STORED ROWS =
==============================
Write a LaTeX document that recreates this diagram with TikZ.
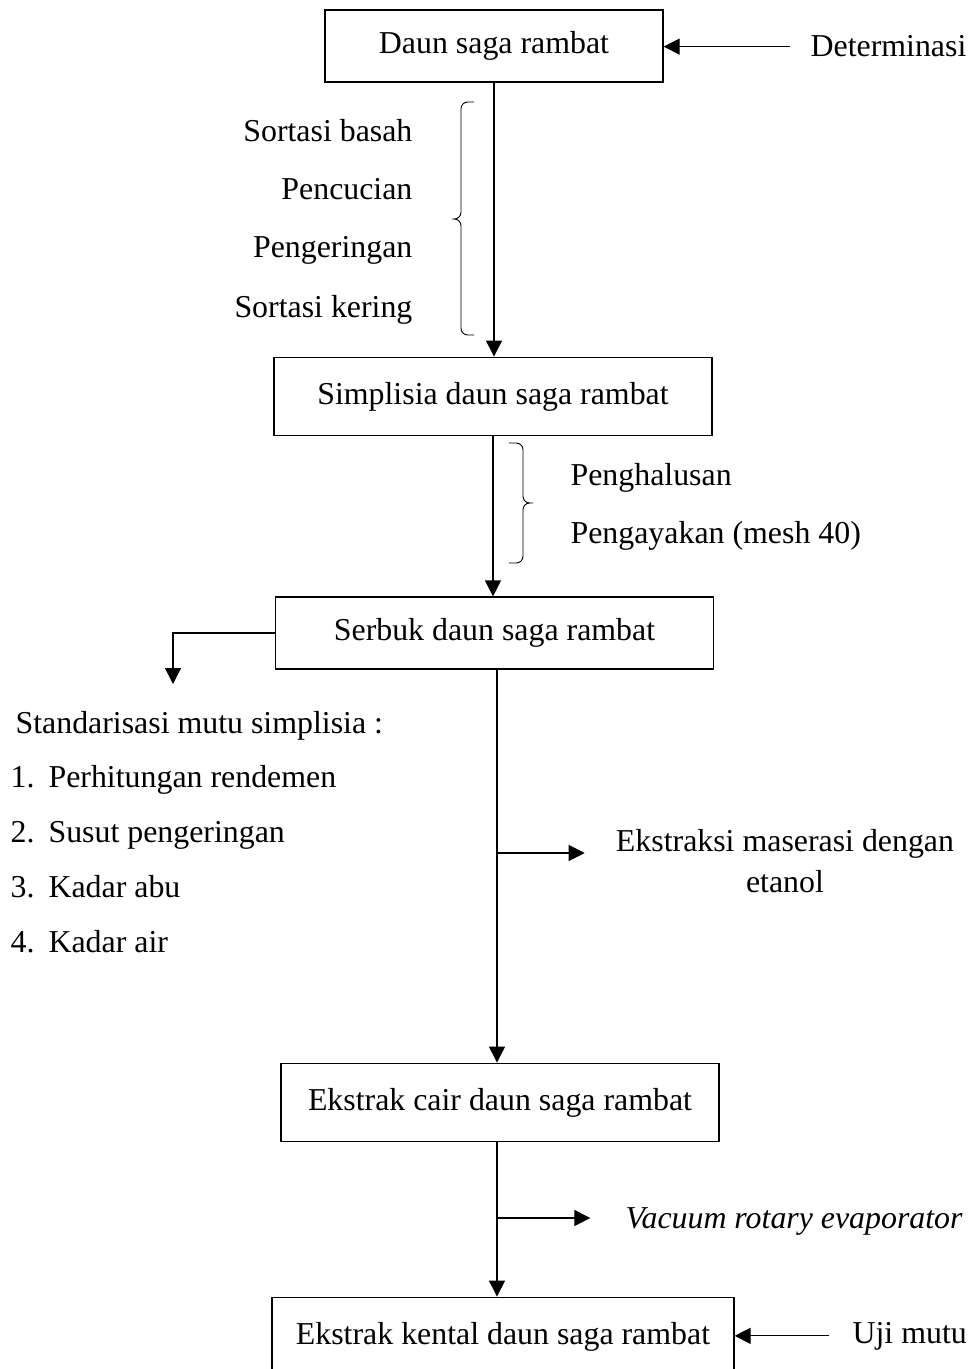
==============================
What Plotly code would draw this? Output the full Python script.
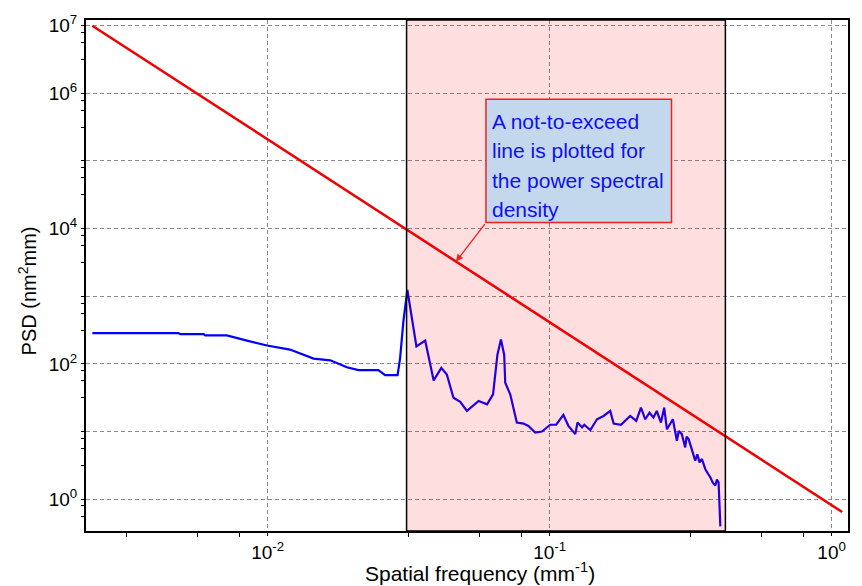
==============================
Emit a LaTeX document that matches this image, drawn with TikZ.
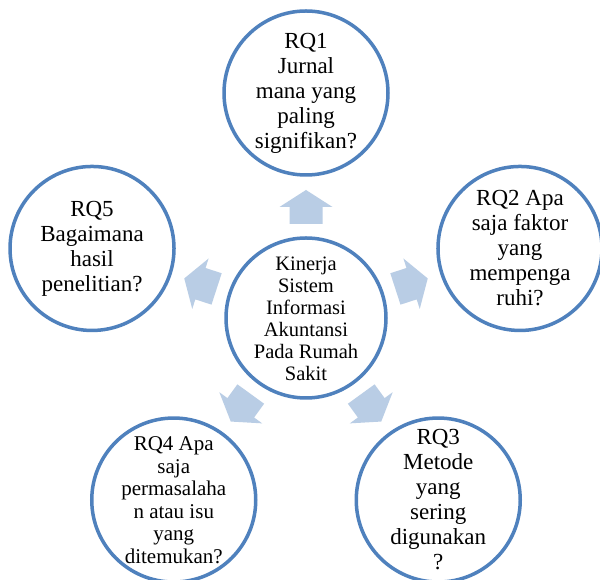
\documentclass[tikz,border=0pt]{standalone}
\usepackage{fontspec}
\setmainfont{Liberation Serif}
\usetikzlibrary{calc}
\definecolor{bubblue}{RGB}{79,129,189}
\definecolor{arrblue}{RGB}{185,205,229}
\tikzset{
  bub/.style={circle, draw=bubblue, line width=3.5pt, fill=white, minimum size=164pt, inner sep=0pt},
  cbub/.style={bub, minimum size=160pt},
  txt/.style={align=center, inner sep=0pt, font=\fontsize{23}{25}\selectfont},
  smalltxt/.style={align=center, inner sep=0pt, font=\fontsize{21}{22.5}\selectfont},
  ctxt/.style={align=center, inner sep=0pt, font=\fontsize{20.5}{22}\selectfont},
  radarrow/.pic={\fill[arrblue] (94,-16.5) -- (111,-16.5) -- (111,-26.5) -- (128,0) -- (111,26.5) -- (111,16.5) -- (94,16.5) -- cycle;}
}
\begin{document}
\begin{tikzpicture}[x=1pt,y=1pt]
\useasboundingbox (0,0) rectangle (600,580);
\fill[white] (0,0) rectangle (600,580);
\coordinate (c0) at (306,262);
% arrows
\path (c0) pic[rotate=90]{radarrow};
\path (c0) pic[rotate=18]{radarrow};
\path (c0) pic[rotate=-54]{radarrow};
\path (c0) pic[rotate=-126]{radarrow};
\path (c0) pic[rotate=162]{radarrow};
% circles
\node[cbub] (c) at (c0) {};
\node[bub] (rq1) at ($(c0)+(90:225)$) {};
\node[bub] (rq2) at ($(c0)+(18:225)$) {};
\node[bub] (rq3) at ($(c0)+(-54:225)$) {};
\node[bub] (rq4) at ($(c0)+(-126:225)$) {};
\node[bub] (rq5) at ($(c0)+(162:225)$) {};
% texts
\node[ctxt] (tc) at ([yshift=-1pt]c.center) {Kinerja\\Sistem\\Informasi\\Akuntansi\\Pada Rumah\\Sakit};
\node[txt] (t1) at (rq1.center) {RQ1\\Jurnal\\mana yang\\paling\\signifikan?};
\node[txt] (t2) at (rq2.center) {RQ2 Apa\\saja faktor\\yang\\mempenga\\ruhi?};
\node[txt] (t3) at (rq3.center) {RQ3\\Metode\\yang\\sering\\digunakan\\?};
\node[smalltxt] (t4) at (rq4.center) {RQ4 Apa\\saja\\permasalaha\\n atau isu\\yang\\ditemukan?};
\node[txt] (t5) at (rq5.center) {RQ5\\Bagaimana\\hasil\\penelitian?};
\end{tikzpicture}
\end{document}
==============================
Identify all lines where the word "that" shows up. Copy them.

Write a LaTeX document that recreates this diagram with TikZ.
Emit a LaTeX document that matches this image, drawn with TikZ.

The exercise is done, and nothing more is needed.